Human–robot work interaction analysis
Robot trustworthiness and humans’ willingness to trust robot behaviour are vital for this working relationship. However, capturing human trust levels can be difficult due to subjectivity, a challenge researchers in the Wm Michael Barnes ’64 Department of Industrial and Systems Engineering at Texas A&M University aim to solve.
Dr Ranjana Mehta, associate professor and director of the NeuroErgonomics Lab, said her lab’s human-autonomy trust research stemmed from a series of projects on human–robot interactions in safety-critical work domains funded by the National Science Foundation (NSF).
“While our focus so far was to understand how operator states of fatigue and stress impact how humans interact with robots, trust became an important construct to study,” Mehta said. “We found that as humans get tired, they let their guards down and become more trusting of automation than they should. However, why that is the case becomes an important question to address.”
Mehta’s latest NSF-funded work, recently published in Human Factors: The Journal of the Human Factors and Ergonomics Society, focuses on understanding the brain–behaviour relationships of why and how an operator’s trusting behaviours are influenced by both human and robot factors.
Mehta also has another publication in the journal Applied Ergonomics that investigates these human and robot factors.
Using functional near-infrared spectroscopy, Mehta’s lab captured functional brain activity as operators collaborated with robots on a manufacturing task.

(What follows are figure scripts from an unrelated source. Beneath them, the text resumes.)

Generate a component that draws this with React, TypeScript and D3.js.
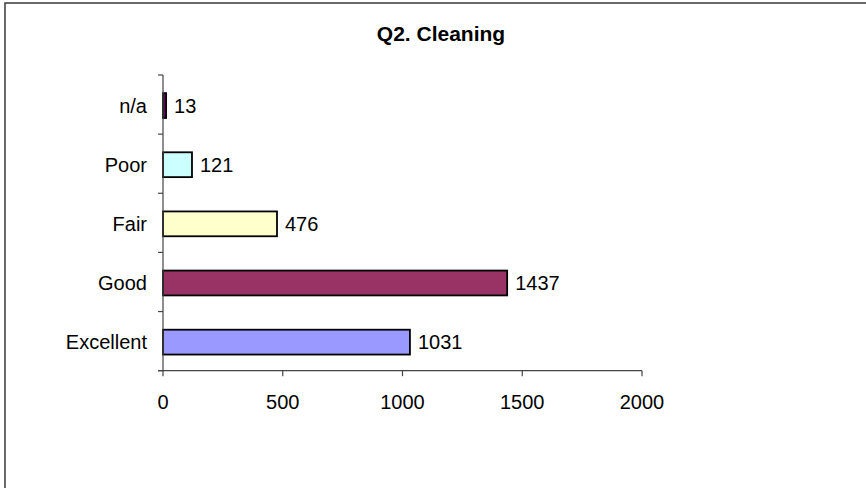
import React from "react";
import * as d3 from "d3";

const categories = ["Excellent", "Good", "Fair", "Poor", "n/a"];
const values = [1031, 1437, 476, 121, 13];
const colors = ["#9999FF", "#993366", "#FFFFCC", "#CCFFFF", "#660066"];
const xTicks = [0, 500, 1000, 1500, 2000];
const title = "Q2. Cleaning";

const W = 866;
const H = 488;
const FONT = "'Liberation Sans', Arial, sans-serif";

export default function App() {
  const x = d3.scaleLinear().domain([0, 2000]).range([163, 642]);
  const y = d3
    .scaleBand<string>()
    .domain([...categories].reverse())
    .range([75, 370.7])
    .paddingInner(0.58)
    .paddingOuter(0.29);
  const step = y.step();
  const bandTop = 75;
  const bandBottom = 370.7;
  const boundaries = d3.range(categories.length + 1).map((i) => bandTop + i * ((bandBottom - bandTop) / categories.length));

  return (
    <svg
      width={W}
      height={H}
      style={{ position: "absolute", left: 0, top: 0, background: "#fff" }}
      fontFamily={FONT}
    >
      <rect x={5} y={3} width={900} height={520} fill="#fff" stroke="#3a3a3a" strokeWidth={1.5} />
      <text x={441} y={41} textAnchor="middle" fontSize={21} fontWeight="bold" fill="#000">
        {title}
      </text>
      {/* bars */}
      {categories.map((c, i) => (
        <rect
          key={c}
          x={x(0)}
          y={(y(c) as number) + 1}
          width={x(values[i]) - x(0)}
          height={y.bandwidth()}
          fill={colors[i]}
          stroke="#000"
          strokeWidth={1.8}
        />
      ))}
      {/* value labels */}
      {categories.map((c, i) => (
        <text
          key={"v" + c}
          x={x(values[i]) + 8}
          y={(y(c) as number) + 1 + y.bandwidth() / 2}
          dy="0.35em"
          fontSize={20}
          fill="#000"
        >
          {values[i]}
        </text>
      ))}
      {/* y axis */}
      <line x1={x(0)} x2={x(0)} y1={bandTop} y2={bandBottom} stroke="#444" strokeWidth={1.2} />
      {boundaries.map((b, i) => (
        <line key={"yt" + i} x1={x(0) - 5} x2={x(0)} y1={b} y2={b} stroke="#444" strokeWidth={1.2} />
      ))}
      {categories.map((c) => (
        <text
          key={"cl" + c}
          x={147}
          y={(y(c) as number) + 1 + y.bandwidth() / 2}
          dy="0.35em"
          textAnchor="end"
          fontSize={20}
          fill="#000"
        >
          {c}
        </text>
      ))}
      {/* x axis */}
      <line x1={x(0) - 5} x2={x(2000)} y1={bandBottom} y2={bandBottom} stroke="#444" strokeWidth={1.2} />
      {xTicks.map((t) => (
        <g key={"xt" + t}>
          <line x1={x(t)} x2={x(t)} y1={bandBottom} y2={bandBottom + 5.5} stroke="#444" strokeWidth={1.2} />
          <text x={x(t)} y={409} textAnchor="middle" fontSize={20} fill="#000">
            {t}
          </text>
        </g>
      ))}
    </svg>
  );
}
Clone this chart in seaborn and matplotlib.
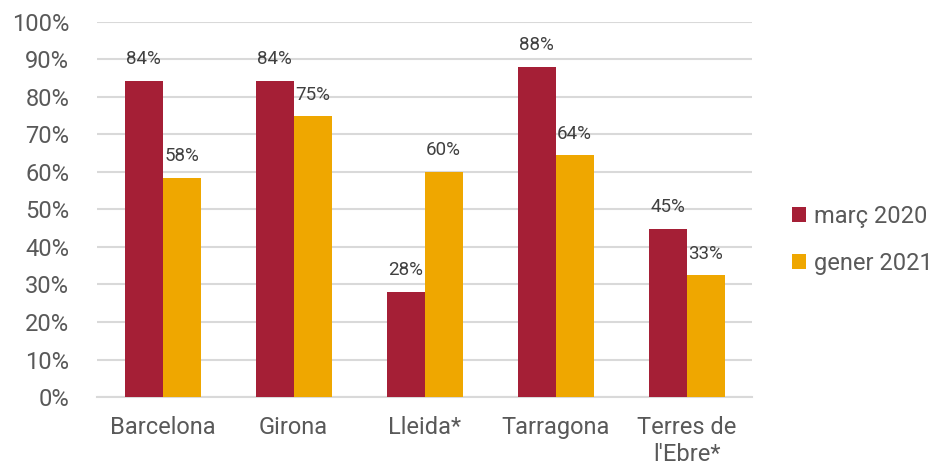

They found faulty robot actions decreased the operator’s trust in the robots. That distrust was associated with increased activation of regions in the frontal, motor and visual cortices, indicating increasing workload and heightened situational awareness. Interestingly, the same distrusting behaviour was associated with the decoupling of these brain regions working together, which otherwise were well connected when the robot behaved reliably. Mehta said this decoupling was greater at higher robot autonomy levels, indicating that neural signatures of trust are influenced by the dynamics of human–autonomy teaming.
“What we found most interesting was that the neural signatures differed when we compared brain activation data across reliability conditions (manipulated using normal and faulty robot behaviour) versus operator’s trust levels (collected via surveys) in the robot,” Mehta said. “This emphasised the importance of understanding and measuring brain–behaviour relationships of trust in human–robot collaborations since perceptions of trust alone is not indicative of how operators’ trusting behaviours shape up.”
Dr Sarah Hopko ’19, lead author on both papers and recent industrial engineering doctoral student, said neural responses and perceptions of trust are both symptoms of trusting and distrusting behaviours and relay distinct information on how trust builds, breaches and repairs with different robot behaviours. She emphasised the strengths of multimodal trust metrics — neural activity, eye tracking, behavioural analysis, etc. — can reveal new perspectives that subjective responses alone cannot offer.
Mehta said the long-term goal is not to replace humans with autonomous robots but to support them by developing trust-aware autonomy agents that are supportive and empower human capabilities.